D’ailleurs, souligne-t-il, prendre systématiquement le saumon pour référence n’est pas juste. « Il incarne certes une espèce iconique mais pas la plus représentative. Et tous les autres poissons qui n’ont pas sa formidable puissance de nage alors ? Et les invertébrés ? »

Le grand défi d’Amber a été de rassembler et d’harmoniser les informations contenues dans 120 bases de données qui diffèrent grandement en qualité et en couverture spatiale, le tout reflétant de sérieuses différences culturelles d’un pays à l’autre, d’une région à l’autre, rapportent les auteurs de l’étude. Certaines différences sont surtout motivées par le potentiel de développement hydroélectrique ; d’autres par les capacités de prélèvements de la ressource hydrique ; ou encore par la préservation de la biodiversité. Pour les ajuster, il a fallu exclure 106 400 duplicatas et nourrir les modèles informatiques d’Amber d’échantillonnages en arpentant les berges.

Au total, 2 715 kilomètres de 147 rivières ont fait l’objet d’une étude standardisée de terrain dans 26 pays. Le public a rapporté une partie des observations lors d’une campagne de science participative par le biais d’une application dédiée, le reste étant fourni par des professionnels. Résultat : la fragmentation de ces 147 cours d’eau s’est révélée supérieure de 61 % aux estimations antérieures.

La sous-évaluation est généralement massive : les Balkans ne recensent pas 76 % à 98 % du total de leurs déversoirs, seuils, barrages de toutes tailles, vannes, conduites, gués… L’Estonie en ignore 91 %, la Grèce 97 %. L’Italie, par exemple, compte officiellement 32 000 ouvrages quand l’étude de Nature en trouve 65 700. A l’inverse, les Pays-Bas – dont les cours d’eau sont les plus fréquemment interrompus avec une densité moyenne de 19 barrières au kilomètre – connaissent avec une grande précision l’état de leur réseau fluvial. La France fait elle aussi figure d’exception avec son inventaire national d’une qualité exceptionnelle.
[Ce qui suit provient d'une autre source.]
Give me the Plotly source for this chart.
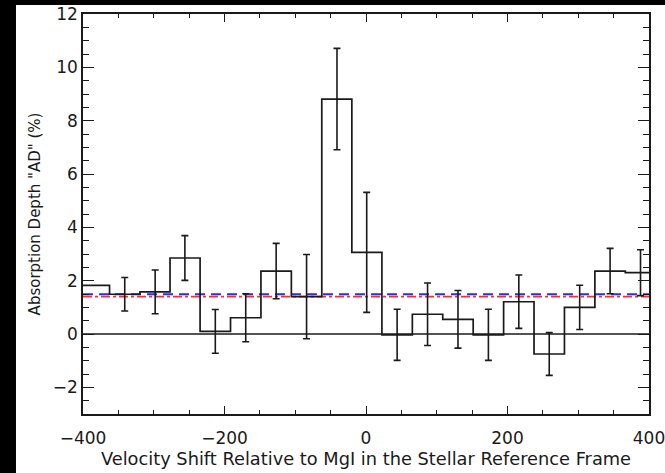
import plotly.graph_objects as go

# Bin centres (km/s), absorption depth (%) and 1-sigma errors
velocity = [-384, -341, -298, -256, -213, -170, -127, -84, -41, 1, 44, 87, 130, 173, 216, 259, 302, 345, 388]
depth = [1.82, 1.49, 1.58, 2.85, 0.10, 0.61, 2.36, 1.40, 8.81, 3.06, -0.03, 0.74, 0.55, -0.03, 1.21, -0.75, 1.00, 2.36, 2.30]
err = [None, 0.63, 0.82, 0.84, 0.82, 0.90, 1.04, 1.58, 1.90, 2.25, 0.96, 1.17, 1.08, 0.96, 1.00, 0.80, 0.83, 0.85, 0.86]
mean_blue = 1.49
mean_red = 1.40

x_range = [-400, 400]
y_range = [-3, 12]

# bin edges from centres
edges = [velocity[0] - (velocity[1] - velocity[0]) / 2]
for a, b in zip(velocity[:-1], velocity[1:]):
    edges.append((a + b) / 2)
edges.append(velocity[-1] + (velocity[-1] - velocity[-2]) / 2)
step_y = depth + [depth[-1]]

err_v = [v for v, e in zip(velocity, err) if e is not None]
err_d = [d for d, e in zip(depth, err) if e is not None]
err_e = [e for e in err if e is not None]

ink = "#1a1a1a"

fig = go.Figure()
fig.add_trace(go.Scatter(x=x_range, y=[0, 0], mode="lines",
                         line=dict(color=ink, width=1.6), showlegend=False))
fig.add_trace(go.Scatter(x=x_range, y=[mean_red, mean_red], mode="lines",
                         line=dict(color="#ff2a2a", width=1.8, dash="dashdot"), showlegend=False))
fig.add_trace(go.Scatter(x=x_range, y=[mean_blue, mean_blue], mode="lines",
                         line=dict(color="#2a2aff", width=1.8, dash="10px,6px"), showlegend=False))
fig.add_trace(go.Scatter(x=edges, y=step_y, mode="lines", line_shape="hv",
                         line=dict(color=ink, width=1.7), showlegend=False))
fig.add_trace(go.Scatter(x=err_v, y=err_d, mode="markers",
                         marker=dict(size=0.1, color="rgba(0,0,0,0)"),
                         error_y=dict(type="data", array=err_e, color=ink,
                                      thickness=1.6, width=3.5),
                         showlegend=False))

tick_font = dict(family="DejaVu Sans, sans-serif", size=17, color=ink)
xtitle_font = dict(family="DejaVu Sans, sans-serif", size=17.8, color=ink)
ytitle_font = dict(family="DejaVu Sans, sans-serif", size=15, color=ink)

fig.update_layout(
    width=665, height=473,
    margin=dict(l=83, r=16, t=14, b=59, autoexpand=False),
    paper_bgcolor="white",
    plot_bgcolor="white",
    font=tick_font,
    shapes=[
        dict(type="rect", xref="paper", yref="paper",
             x0=-0.2, x1=-0.1184, y0=-0.2, y1=1.1,
             fillcolor="black", line=dict(width=0), layer="below"),
        dict(type="rect", xref="paper", yref="paper",
             x0=-0.2, x1=1.1, y0=1.0225, y1=1.1,
             fillcolor="black", line=dict(width=0), layer="below"),
    ],
)
fig.update_xaxes(
    range=x_range, showgrid=False, zeroline=False, automargin=False,
    showline=True, linecolor=ink, linewidth=1.6, mirror="allticks",
    ticks="inside", ticklen=8, tickwidth=1.4, tickcolor=ink,
    tickmode="linear", tick0=-400, dtick=200, ticklabeloverflow="allow",
    ticklabelstandoff=8,
    minor=dict(ticks="inside", ticklen=4, tickwidth=1.2, tickcolor=ink, dtick=50, showgrid=False),
    title=dict(text="Velocity Shift Relative to MgI in the Stellar Reference Frame",
               font=xtitle_font, standoff=0),
    tickfont=tick_font,
)
fig.update_yaxes(
    range=y_range, showgrid=False, zeroline=False, automargin=False,
    showline=True, linecolor=ink, linewidth=1.6, mirror="allticks",
    ticks="inside", ticklen=11, tickwidth=1.4, tickcolor=ink,
    tickmode="linear", tick0=-2, dtick=2, ticklabeloverflow="allow",
    minor=dict(ticks="inside", ticklen=6, tickwidth=1.2, tickcolor=ink, dtick=0.5, showgrid=False),
    title=dict(text='Absorption Depth "AD" (%)', font=ytitle_font, standoff=8),
    tickfont=tick_font,
)

fig.write_html("out.html")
Dans l’ensemble, « il faut changer de paradigme, small is not beautiful », écrivent les scientifiques : prendre conscience de la réalité des « rivières cassées » et du déclin vertigineux du vivant dans les écosystèmes aquatiques. Or, il existe encore nombre de projets de microcentrales électriques sur les cours d’eau préservés des Balkans et même dans les régions montagneuses de l’ouest de l’Europe.